I asked Frank to fill out the “Borrower Information Form” that is on the Slow Money NC website. The form then comes as an email to me, so I’ll have all the basic information about a project in one place. For example, question #1 is: Tell us your story. Who are you? What is your business idea? Tell us your plan. Feel free to get into the details. Another is: What will your sales be? What do you anticipate your profits/your margins will look like? How will you make the money to pay this loan back?
The answers help us determine if the project matches the Slow Money mission.
Not surprisingly, if you know Frank, his Information Form made for fun reading.
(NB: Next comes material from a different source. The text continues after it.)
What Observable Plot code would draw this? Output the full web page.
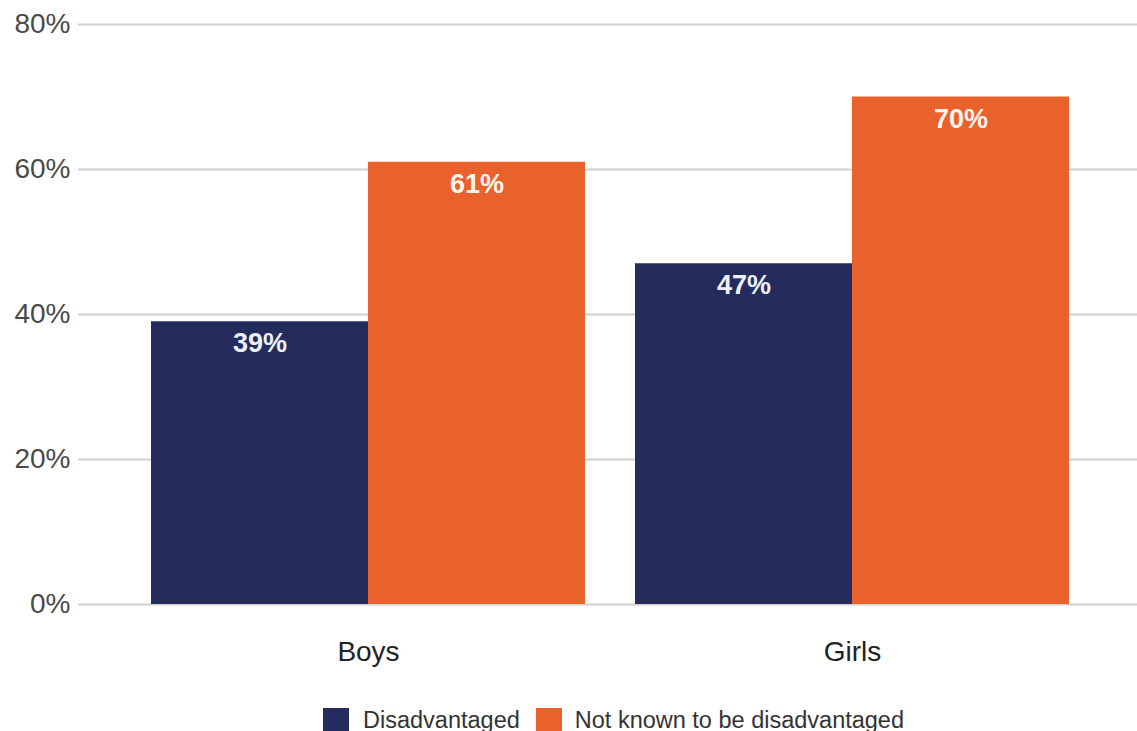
<!DOCTYPE html>
<html>
<head>
<meta charset="utf-8">
<script src="https://cdn.jsdelivr.net/npm/d3@7"></script>
<script src="https://cdn.jsdelivr.net/npm/@observablehq/plot@0.6"></script>
<style>
  html, body { margin: 0; padding: 0; background: #fff; }
  body { width: 1137px; height: 731px; overflow: hidden; font-family: "Liberation Sans", Arial, sans-serif; }
  #legend { display: flex; align-items: center; margin-top: 8px; padding-left: 323px; font-size: 23.5px; color: #333; height: 24px; }
  .sw { width: 26px; height: 24px; display: inline-block; margin-right: 14px; }
  .item { display: flex; align-items: center; margin-right: 16px; }
</style>
</head>
<body>
<div id="chart"></div>
<div id="legend"></div>
<script>
const categories = ["Boys", "Girls"];
const series = ["Disadvantaged", "Not known to be disadvantaged"];
const disadvantaged = [39, 47];
const notKnown = [61, 70];
const yTicks = [0, 20, 40, 60, 80];
const colors = ["#232c5c", "#e9622c"];

const data = categories.flatMap((c, i) => [
  {category: c, series: series[0], value: disadvantaged[i]},
  {category: c, series: series[1], value: notKnown[i]}
]);
const half = 217;

const chart = Plot.plot({
  width: 1137,
  height: 700,
  marginLeft: 78,
  marginRight: 0,
  marginTop: 24,
  marginBottom: 96,
  style: {fontFamily: "'Liberation Sans', Arial, sans-serif", background: "#fff"},
  x: {domain: categories, range: [151, 1069], paddingInner: 50 / 484, paddingOuter: 0, label: null},
  y: {domain: [0, 80], label: null},
  color: {domain: series, range: colors},
  marks: [
    Plot.ruleY(yTicks, {stroke: "#cfcfcf", strokeWidth: 2}),
    Plot.axisY({ticks: yTicks, tickSize: 0, tickPadding: 8, tickFormat: d => d + "%", fontSize: 28, fill: "#4a4a4a", label: null}),
    Plot.axisX({tickSize: 0, tickPadding: 37, fontSize: 28, fill: "#222", label: null}),
    Plot.barY(data.filter(d => d.series === series[0]), {x: "category", y: "value", fill: "series", insetRight: half}),
    Plot.barY(data.filter(d => d.series === series[1]), {x: "category", y: "value", fill: "series", insetLeft: half}),
    Plot.text(data.filter(d => d.series === series[0]), {x: "category", y: "value", text: d => d.value + "%", dx: -half / 2, dy: 22, fill: "#eef0f8", fontSize: 27, fontWeight: "bold"}),
    Plot.text(data.filter(d => d.series === series[1]), {x: "category", y: "value", text: d => d.value + "%", dx: half / 2, dy: 22, fill: "#fff4ee", fontSize: 27, fontWeight: "bold"})
  ]
});
document.getElementById("chart").appendChild(chart);

const legend = document.getElementById("legend");
series.forEach((s, i) => {
  const item = document.createElement("div");
  item.className = "item";
  const sw = document.createElement("span");
  sw.className = "sw";
  sw.style.background = colors[i];
  if (i === 1) sw.style.marginRight = "13px";
  const t = document.createElement("span");
  t.textContent = s;
  item.appendChild(sw);
  item.appendChild(t);
  legend.appendChild(item);
});
</script>
</body>
</html>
Here’s a sample:
Before opening the Bakery, my wife and I were Zen students at the San Francisco Zen Center. We both worked at the Zen Center’s bakery, The Tassajara Bread Bakery. [I have a faded copy of their famous cookbook as well, circa 1973, on my bookshelf.] I worked in production/wholesale and Mo worked in the retail/cafe. Our start-up partners, my brother George, and Mo’s brother, have since retired from the business... Our original start-up loan, in 1981, was for 40K at 21%! But now we’ve paid off all our loans and only keep a line of credit for emergencies.”
In answer to the question: “Did we forget to ask you something?” Frank wrote, “Yes...we also supply our pastries to the Coffee Barn at Shakori Hills. The Coffee Barn is run by a beautiful, hard-working, loving, and spiritual person. Her name is Carol Hewitt.”
Hah! Flattery will get you everywhere. We then began a back and forth of emails as we tried to outdo each other with compliments. Have I mentioned yet how much fun Slow Money is?